Overview
In a recent talk organized by the Human Institute and UAPMed, Michael Cifone, a philosopher of science with the Society for UAP Studies, outlined a shift in how researchers approach unidentified aerial phenomena (UAP) and non‑human intelligence (NHI). He contrasted the “classical ufology” model—largely forensic, retrospective, and reliant on eyewitness accounts—with what he described as the “emerging science of UAP,” a demonstrative effort that builds dedicated instruments, synchronizes data streams, and seeks direct observation. Cifone’s presentation, part of a series titled Investigating Non‑Human Intelligence, highlighted the need to move beyond cataloguing past reports toward a systematic, data‑driven methodology.
Epistemological Challenges
Cifone warned that the assumptions embedded in traditional natural sciences can blind investigators to the very phenomena they aim to study. He posed a provocative question: “What if the problem is not missing evidence but missing categories?” According to his framework, three interrelated issues shape the epistemic landscape:
- Evidence is not neutral – the tools and theories we employ predetermine what we can measure.
- The epistemic loop – extraordinary claims demand evidence that existing apparatuses are not designed to capture.
- Phenomena may be transient, participatory, and relational – unlike the stable, repeatable events that conventional science favors.
Cifone argues for a new kind of empiricism that blends objective instrumentation with phenomenological, first‑person experience, allowing researchers to “listen to the data” before imposing preconceived categories.
Emerging Scientific Approaches
The talk outlined concrete steps for transforming UAP research into a rigorous science. Among the proposals were:
- Building dedicated sensor networks that can capture high‑resolution, multi‑modal data in real time, moving the field from retrospective testimony to live observation.
- Professionalising forensic investigative methods, ensuring that trace evidence—such as electromagnetic anomalies or material residues—is collected and analysed with the same standards applied in aerospace or forensic labs.
- Treating humans as sensors, a concept explored by Maya Cowan, which acknowledges the reliability and limits of human perception while integrating it with instrumental data.
These initiatives echo the UAP Studies community’s focus on “local behaviours and dynamic relations,” distinguishing it from the distant, message‑oriented goals of SETI. By synchronising human reports with instrumented measurements, researchers hope to create a richer, cross‑validated dataset.
Interdisciplinary Frameworks
Cifone emphasized radical interdisciplinarity as essential for any emerging science of NHI. He cited the 6Ws Model—who, what, when, where, why, and how—as a scaffold for organizing investigations that combine physicalist research with lived experience. Phenomenologists like Kim Engels are developing methods to capture the “whole UFO experience,” integrating narrative accounts with sensor logs.

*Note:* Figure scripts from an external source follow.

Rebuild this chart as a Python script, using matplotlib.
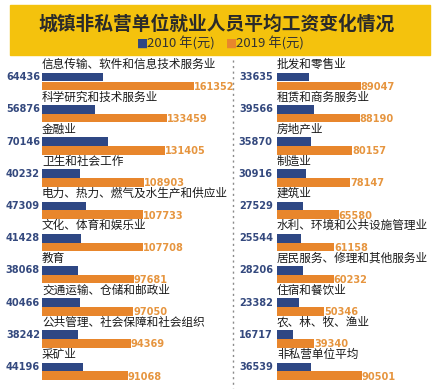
import matplotlib
matplotlib.use("Agg")
import matplotlib.pyplot as plt
from matplotlib.lines import Line2D
from matplotlib.patches import Rectangle

plt.rcParams["font.family"] = ["Noto Sans CJK SC", "DejaVu Sans"]

# ---- data ----
left_cats = ["信息传输、软件和信息技术服务业", "科学研究和技术服务业", "金融业",
             "卫生和社会工作", "电力、热力、燃气及水生产和供应业", "文化、体育和娱乐业",
             "教育", "交通运输、仓储和邮政业", "公共管理、社会保障和社会组织", "采矿业"]
left_2010 = [64436, 56876, 70146, 40232, 47309, 41428, 38068, 40466, 38242, 44196]
left_2019 = [161352, 133459, 131405, 108903, 107733, 107708, 97681, 97050, 94369, 91068]

right_cats = ["批发和零售业", "租赁和商务服务业", "房地产业", "制造业", "建筑业",
              "水利、环境和公共设施管理业", "居民服务、修理和其他服务业", "住宿和餐饮业",
              "农、林、牧、渔业", "非私营单位平均"]
right_2010 = [33635, 39566, 35870, 30916, 27529, 25544, 28206, 23382, 16717, 36539]
right_2019 = [89047, 88190, 80157, 78147, 65580, 61158, 60232, 50346, 39340, 90501]

TITLE = "城镇非私营单位就业人员平均工资变化情况"
LEG_2010 = "2010 年(元)"
LEG_2019 = "2019 年(元)"

# ---- style ----
W, H, DPI = 434, 390, 100
BLUE = "#2E4784"
ORANGE = "#E8862C"
BLUE_TXT = "#34497E"
ORANGE_TXT = "#E6953F"
YELLOW = "#F4C20D"
YUAN_PER_PX = 1065
PITCH = 32.2      # px between rows
ROW0 = 81.5       # px (from top) of first row centre
BAR_H = 0.27


def px_rect(x0, x1, y_top, y_bot):
    return [x0 / W, 1 - y_bot / H, (x1 - x0) / W, (y_bot - y_top) / H]


fig = plt.figure(figsize=(W / DPI, H / DPI), dpi=DPI)
fig.patch.set_facecolor("white")

# title banner
fig.patches.append(Rectangle((10 / W, 1 - 55 / H), 420 / W, 50 / H,
                             transform=fig.transFigure, color=YELLOW, zorder=0))
fig.text(0.5, 1 - 24 / H, TITLE, ha="center", va="center", fontsize=13.5,
         fontweight="bold", color="#2a2a2a")
fig.text(137 / W, 1 - 43 / H, "■", ha="left", va="center", fontsize=8.5,
         color=BLUE, family="DejaVu Sans")
fig.text(147 / W, 1 - 43 / H, LEG_2010, ha="left", va="center", fontsize=9.5,
         color="#333333")
fig.text(226 / W, 1 - 43 / H, "■", ha="left", va="center", fontsize=8.5,
         color=ORANGE, family="DejaVu Sans")
fig.text(236 / W, 1 - 43 / H, LEG_2019, ha="left", va="center", fontsize=9.5,
         color="#333333")

# dashed separator
fig.add_artist(Line2D([233 / W, 233 / W], [1 - 60 / H, 1 - 388 / H],
                      transform=fig.transFigure, color="#8a8a8a", lw=1.0,
                      linestyle=(0, (1.5, 2.5))))


def panel(x_left, x_right, cats, v10, v19, lab_gap):
    ax = fig.add_axes(px_rect(x_left, x_right, 55, 390))
    ax.set_xlim(0, (x_right - x_left) * YUAN_PER_PX)
    ax.set_ylim((390 - ROW0) / PITCH, (55 - ROW0) / PITCH)
    ax.axis("off")
    ys = list(range(len(cats)))
    ax.barh([y - BAR_H / 2 for y in ys], v10, height=BAR_H, color=BLUE, left=0)
    ax.barh([y + BAR_H / 2 for y in ys], v19, height=BAR_H, color=ORANGE, left=0)
    for y, c, a, b in zip(ys, cats, v10, v19):
        ax.text(0, y - 0.52, c, ha="left", va="center", fontsize=8.4, color="#1a1a1a")
        ax.annotate(str(a), (0, y - BAR_H / 2), xytext=(-lab_gap, 0),
                    textcoords="offset points", ha="right", va="center",
                    fontsize=7.8, fontweight="bold", color=BLUE_TXT,
                    fontstretch="condensed", family="DejaVu Sans", annotation_clip=False)
        ax.annotate(str(b), (b, y + BAR_H / 2 + 0.03), xytext=(0, 0),
                    textcoords="offset points", ha="left", va="center",
                    fontsize=7.8, fontweight="bold", color=ORANGE_TXT,
                    fontstretch="condensed", family="DejaVu Sans", annotation_clip=False)
    return ax


panel(42, 232, left_cats, left_2010, left_2019, 1.5)
panel(277, 432, right_cats, right_2010, right_2019, 3)

fig.savefig("out.png", dpi=DPI, facecolor="white")
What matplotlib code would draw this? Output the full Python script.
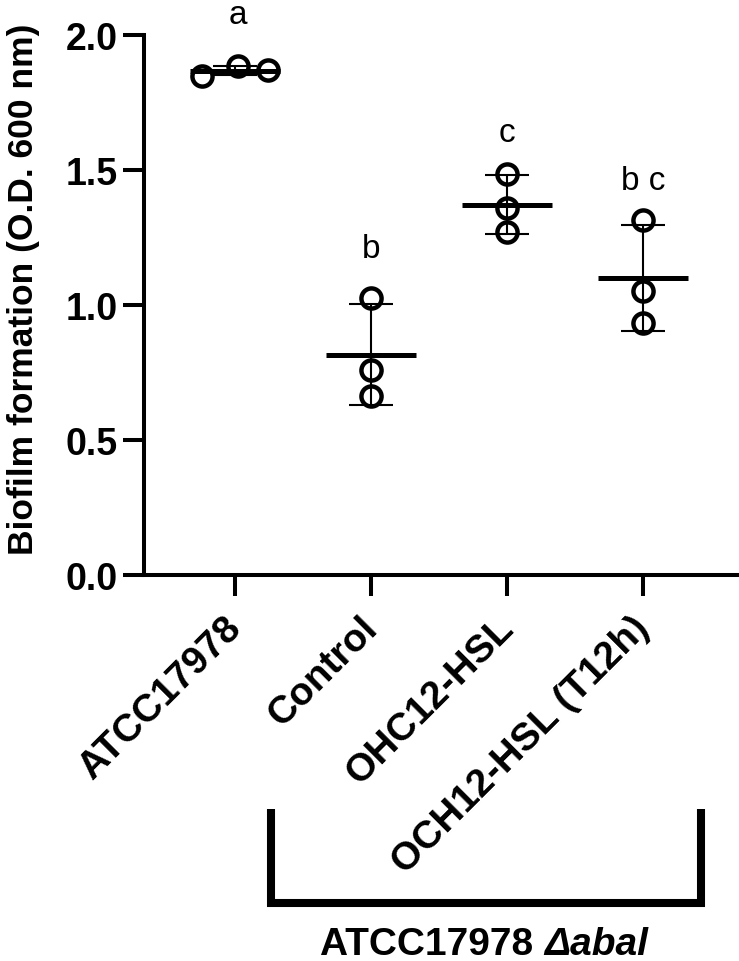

This approach seeks to bridge the gap between objective data and subjective meaning, a step he believes is necessary to overcome anthropocentric bias.
Reintegrating the humanities with the natural sciences, Cifone suggested, could also expand the conceptual vocabulary needed to describe phenomena that are “participatory and relational” rather than merely external objects.
Outlook and Skepticism
While the vision is ambitious, Cifone himself questioned its feasibility, noting that many of the proposed practices remain “utopian” without sustained funding, institutional support, and methodological consensus. Nonetheless, the talk highlighted several pilot projects—such as coordinated sky‑watch networks and collaborative workshops between physicists, anthropologists, and pilots—that demonstrate the practical potential of this interdisciplinary model.
The broader scientific community continues to watch these developments closely. As Cifone concluded, “The real question is not whether non‑human intelligence exists—the universe is vast enough for that to be almost trivial. The question is whether our sciences are yet intelligent enough to perceive it.” If the emerging science of UAP can successfully integrate instruments, phenomenology, and rigorous epistemology, it may finally provide the systematic evidence that has long eluded both skeptics and believers.